§ What you will do:
Print exactly, please, the lines from the top of the entries below up to and including the line with "const L = 183, R = 1143, T = 28, B = 993;", and nothing else; pictures are excluded.

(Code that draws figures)
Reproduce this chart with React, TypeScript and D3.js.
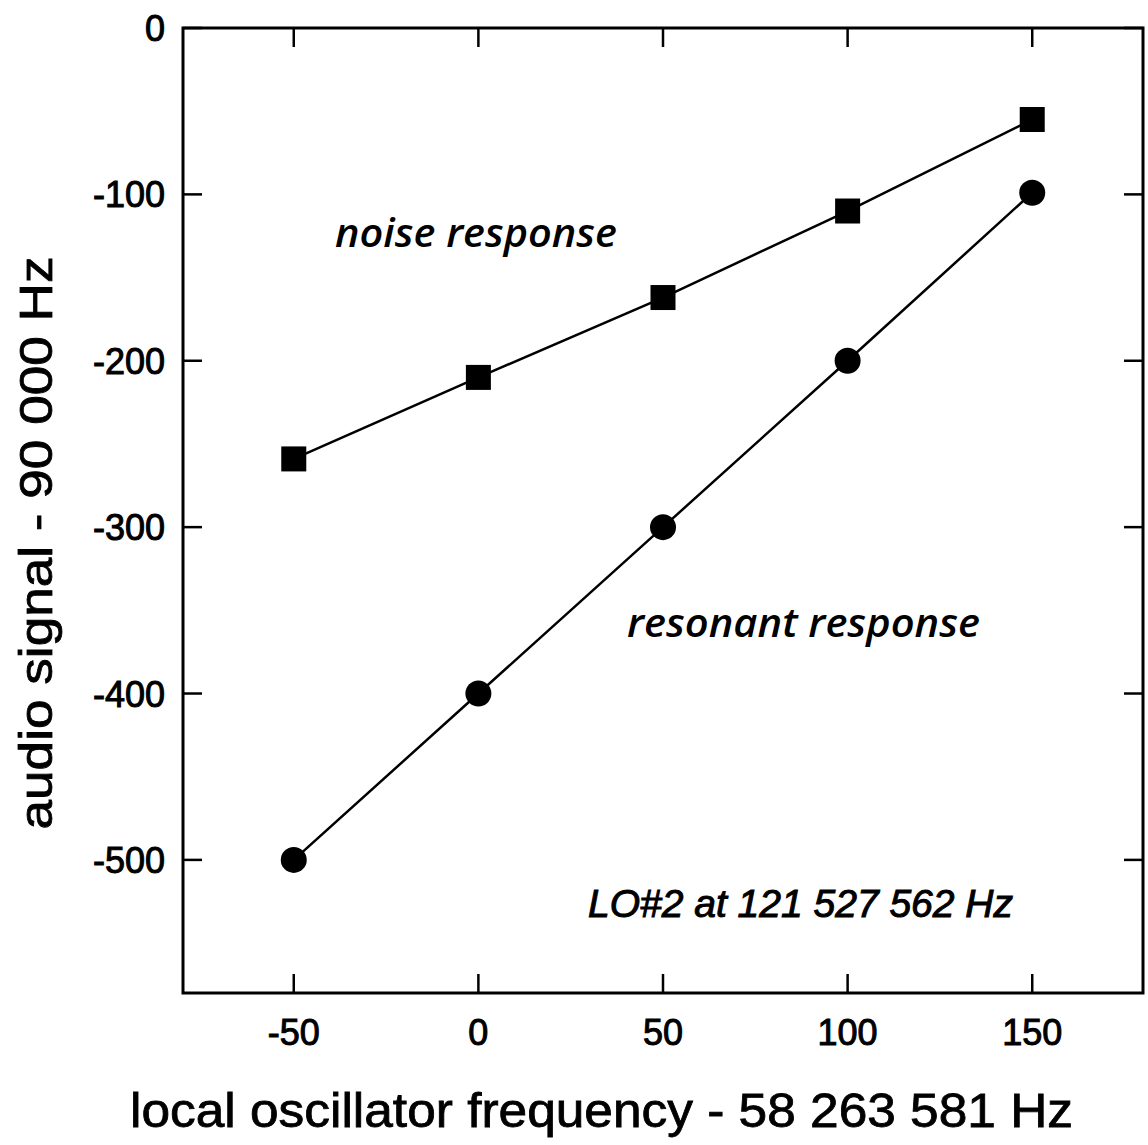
import React from "react";
import * as d3 from "d3";

const frequencies = [-50, 0, 50, 100, 150];
const noiseResponse = [-259, -210, -162, -110, -55];
const resonantResponse = [-500, -400, -300, -200, -99];
const xTicks = [-50, 0, 50, 100, 150];
const yTicks = [0, -100, -200, -300, -400, -500];
const xTitle = "local oscillator frequency - 58 263 581 Hz";
const yTitle = "audio signal - 90 000 Hz";
const noiseLabel = "noise response";
const resonantLabel = "resonant response";
const loLabel = "LO#2 at 121 527 562 Hz";

const W = 1148;
const H = 1145;
const L = 183, R = 1143, T = 28, B = 993;

export default function App() {
  const x = d3.scaleLinear().domain([-80, 180]).range([L, R]);
  const y = d3.scaleLinear().domain([-580, 0]).range([B, T]);
  const line = d3.line<number>().x((_, i) => x(frequencies[i])).y((d) => y(d));
  const arial = "'Liberation Sans', Arial, sans-serif";
  const italicFont = "'Open Sans', sans-serif";
  const tickLen = 19;
  const sq = 25;
  return (
    <svg width={W} height={H} style={{ position: "absolute", left: 0, top: 0, background: "#fff" }}>
      <rect x={L} y={T} width={R - L} height={B - T} fill="none" stroke="#000" strokeWidth={3} />
      {xTicks.map((t) => (
        <g key={"xt" + t}>
          <line x1={x(t)} x2={x(t)} y1={B} y2={B - tickLen} stroke="#000" strokeWidth={2.5} />
          <line x1={x(t)} x2={x(t)} y1={T} y2={T + tickLen} stroke="#000" strokeWidth={2.5} />
          <text x={x(t)} y={1045} textAnchor="middle" fontFamily={arial} fontSize={36} fill="#000" stroke="#000" strokeWidth={1}>
            {t}
          </text>
        </g>
      ))}
      {yTicks.map((t) => (
        <g key={"yt" + t}>
          <line x1={L} x2={L + tickLen} y1={y(t)} y2={y(t)} stroke="#000" strokeWidth={2.5} />
          <line x1={R} x2={R - tickLen} y1={y(t)} y2={y(t)} stroke="#000" strokeWidth={2.5} />
          <text x={165} y={y(t) + 13} textAnchor="end" fontFamily={arial} fontSize={36} fill="#000" stroke="#000" strokeWidth={1}>
            {t}
          </text>
        </g>
      ))}
      <path d={line(noiseResponse) || ""} fill="none" stroke="#000" strokeWidth={2.5} />
      <path d={line(resonantResponse) || ""} fill="none" stroke="#000" strokeWidth={2.5} />
      {noiseResponse.map((v, i) => (
        <rect key={"n" + i} x={x(frequencies[i]) - sq / 2} y={y(v) - sq / 2} width={sq} height={sq} fill="#000" />
      ))}
      {resonantResponse.map((v, i) => (
        <circle key={"r" + i} cx={x(frequencies[i])} cy={y(v)} r={13} fill="#000" />
      ))}
      <text x={335} y={247} fontFamily={italicFont} fontStyle="italic" fontWeight={600} fontSize={40} textLength={282} lengthAdjust="spacingAndGlyphs" fill="#000">
        {noiseLabel}
      </text>
      <text x={627} y={637} fontFamily={italicFont} fontStyle="italic" fontWeight={600} fontSize={40} textLength={353} lengthAdjust="spacingAndGlyphs" fill="#000">
        {resonantLabel}
      </text>
      <text x={588} y={917} fontFamily={arial} fontStyle="italic" fontSize={39} textLength={425} lengthAdjust="spacingAndGlyphs" fill="#000" stroke="#000" strokeWidth={1}>
        {loLabel}
      </text>
      <text x={130} y={1127} fontFamily={arial} fontSize={48} textLength={943} lengthAdjust="spacingAndGlyphs" fill="#000" stroke="#000" strokeWidth={0.8}>
        {xTitle}
      </text>
      <text transform="translate(52,543) rotate(-90)" textAnchor="middle" fontFamily={arial} fontSize={46} textLength={573} lengthAdjust="spacingAndGlyphs" fill="#000" stroke="#000" strokeWidth={0.8}>
        {yTitle}
      </text>
    </svg>
  );
}
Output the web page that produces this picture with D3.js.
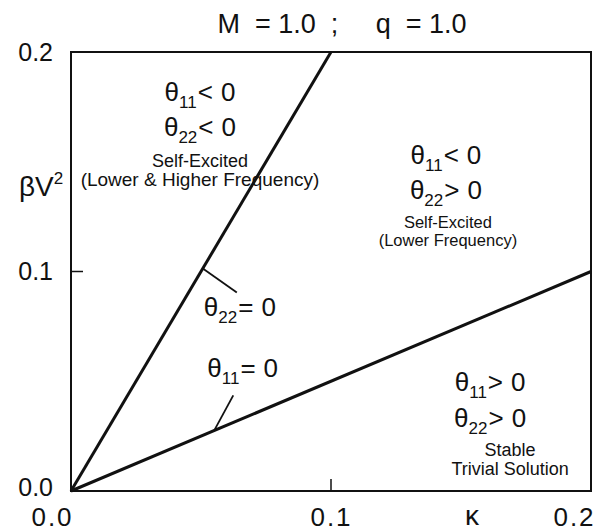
<!DOCTYPE html>
<html>
<head>
<meta charset="utf-8">
<script src="https://cdn.jsdelivr.net/npm/d3@7"></script>
<style>
  html, body { margin: 0; padding: 0; background: #fff; }
  svg text { font-family: "Liberation Sans", Arial, Helvetica, sans-serif; fill: #111; }
</style>
</head>
<body>
<svg id="chart" width="612" height="531"></svg>
<script>
// Stability boundaries in the (kappa, beta V^2) plane
const kappaDomain = [0, 0.2];
const betaDomain = [0, 0.2];
const xTicks = [0.0, 0.1, 0.2];
const yTicks = [0.0, 0.1, 0.2];
const theta22Zero = [[0, 0], [0.1, 0.2]];   // theta_22 = 0
const theta11Zero = [[0, 0], [0.2, 0.1]];   // theta_11 = 0

// Region annotations, anchored in data units (kappa, betaV2) at the first line's baseline
const regionLeft = { at: [0.0496, 0.1777], lines: [["11", "<"], ["22", "<"]], gaps: [0, 35],
  notes: ["Self-Excited", "(Lower & Higher Frequency)"], noteGaps: [66, 85], noteSizes: [18, 19], noteShift: 0 };
const regionRight = { at: [0.1442, 0.1491], lines: [["11", "<"], ["22", ">"]], gaps: [0, 35],
  notes: ["Self-Excited", "(Lower Frequency)"], noteGaps: [64, 82], noteSizes: [16.5, 16.5], noteShift: 2 };
const regionLow = { at: [0.1612, 0.0455], lines: [["11", ">"], ["22", ">"]], gaps: [0, 36],
  notes: ["Stable", "Trivial Solution"], noteGaps: [65, 84], noteSizes: [18, 18], noteShift: 20 };

const svg = d3.select("#chart");
const margin = { left: 71, right: 21, top: 52, bottom: 40 };
const W = 612, H = 531;
const x = d3.scaleLinear().domain(kappaDomain).range([margin.left, W - margin.right]);
const y = d3.scaleLinear().domain(betaDomain).range([H - margin.bottom, margin.top]);

const g = svg.append("g");

// frame
g.append("rect")
  .attr("x", x(0)).attr("y", y(0.2))
  .attr("width", x(0.2) - x(0)).attr("height", y(0) - y(0.2))
  .attr("fill", "none").attr("stroke", "#111").attr("stroke-width", 2);

// axes (labels only; the frame carries the axis lines)
const xAxis = d3.axisBottom(x).tickValues(xTicks).tickSize(0)
  .tickFormat(d3.format(".1f"));
const yAxis = d3.axisLeft(y).tickValues(yTicks).tickSize(0).tickPadding(18)
  .tickFormat(d3.format(".1f"));
const gx = g.append("g").attr("transform", `translate(0,${y(0)})`).call(xAxis);
const gy = g.append("g").attr("transform", `translate(${x(0)},0)`).call(yAxis);
[gx, gy].forEach(a => {
  a.select(".domain").remove();
  a.selectAll("text").attr("fill", "#111");
});
gy.selectAll("text").style("font-size", "25px").attr("dy", d => d === 0 ? "0.18em" : "0.32em");
// bottom labels sit slightly left of their ticks at the ends of the range
const xShift = { 0: -19, 0.1: 0, 0.2: -17 };
gx.selectAll("text").style("font-size", "26px").style("letter-spacing", "2px")
  .attr("y", 35).attr("dy", 0)
  .attr("dx", d => xShift[d]);

// inward ticks at the mid values
g.append("line").attr("x1", x(0.1)).attr("x2", x(0.1))
  .attr("y1", y(0)).attr("y2", y(0) - 12).attr("stroke", "#111").attr("stroke-width", 1.5);
g.append("line").attr("x1", x(0)).attr("x2", x(0) + 12)
  .attr("y1", y(0.1)).attr("y2", y(0.1)).attr("stroke", "#111").attr("stroke-width", 1.5);

// boundary lines
const line = d3.line().x(d => x(d[0])).y(d => y(d[1]));
[theta22Zero, theta11Zero].forEach(d => {
  g.append("path").attr("d", line(d)).attr("fill", "none")
    .attr("stroke", "#111").attr("stroke-width", 3);
});

// title and axis names
svg.append("text").attr("x", 342).attr("y", 33).attr("text-anchor", "middle")
  .style("font-size", "27px").attr("xml:space", "preserve")
  .text("M  = 1.0  ;     q  = 1.0");

const yl = svg.append("text").attr("x", 19).attr("y", 196).style("font-size", "28px");
yl.append("tspan").text("βV");
yl.append("tspan").attr("dy", "-12").style("font-size", "17px").text("2");

svg.append("text").attr("x", 472).attr("y", 525).attr("text-anchor", "middle")
  .style("font-size", "28px").text("κ");

// theta label: θ, subscript, relation sign, value
function thetaLabel(px, py, sub, rel, anchor) {
  const t = svg.append("text").attr("x", px).attr("y", py)
    .attr("text-anchor", anchor || "start").style("font-size", "26px");
  t.append("tspan").text("θ");
  t.append("tspan").attr("dy", 7).style("font-size", "17px").text(sub);
  t.append("tspan").attr("dy", -7).attr("dx", 1).text(rel);
  t.append("tspan").attr("dx", 8).text("0");
  return t;
}

function region(r) {
  const cx = x(r.at[0]);
  const cy = y(r.at[1]);
  r.lines.forEach((l, i) => thetaLabel(cx, cy + r.gaps[i], l[0], l[1], "middle"));
  r.notes.forEach((n, i) => {
    svg.append("text").attr("x", cx + r.noteShift).attr("y", cy + r.noteGaps[i])
      .attr("text-anchor", "middle").style("font-size", r.noteSizes[i] + "px").text(n);
  });
}
region(regionLeft);
region(regionRight);
region(regionLow);

// boundary labels with leader lines
const lab22 = [0.0507, 0.1014];
g.append("line").attr("x1", x(lab22[0])).attr("y1", y(lab22[1]))
  .attr("x2", x(lab22[0]) + 34).attr("y2", y(lab22[1]) + 24)
  .attr("stroke", "#111").attr("stroke-width", 1.8);
thetaLabel(x(lab22[0]) + 1, y(lab22[1]) + 48, "22", "=");

const lab11 = [0.0551, 0.0276];
g.append("line").attr("x1", x(lab11[0])).attr("y1", y(lab11[1]))
  .attr("x2", x(lab11[0]) + 19).attr("y2", y(lab11[1]) - 35)
  .attr("stroke", "#111").attr("stroke-width", 1.8);
thetaLabel(x(lab11[0]) - 7, y(lab11[1]) - 53, "11", "=");
</script>
</body>
</html>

§ Solution to the problem:
Reproduce this chart with React, TypeScript and D3.js.
import React from "react";
import * as d3 from "d3";

const frequencies = [-50, 0, 50, 100, 150];
const noiseResponse = [-259, -210, -162, -110, -55];
const resonantResponse = [-500, -400, -300, -200, -99];
const xTicks = [-50, 0, 50, 100, 150];
const yTicks = [0, -100, -200, -300, -400, -500];
const xTitle = "local oscillator frequency - 58 263 581 Hz";
const yTitle = "audio signal - 90 000 Hz";
const noiseLabel = "noise response";
const resonantLabel = "resonant response";
const loLabel = "LO#2 at 121 527 562 Hz";

const W = 1148;
const H = 1145;
const L = 183, R = 1143, T = 28, B = 993;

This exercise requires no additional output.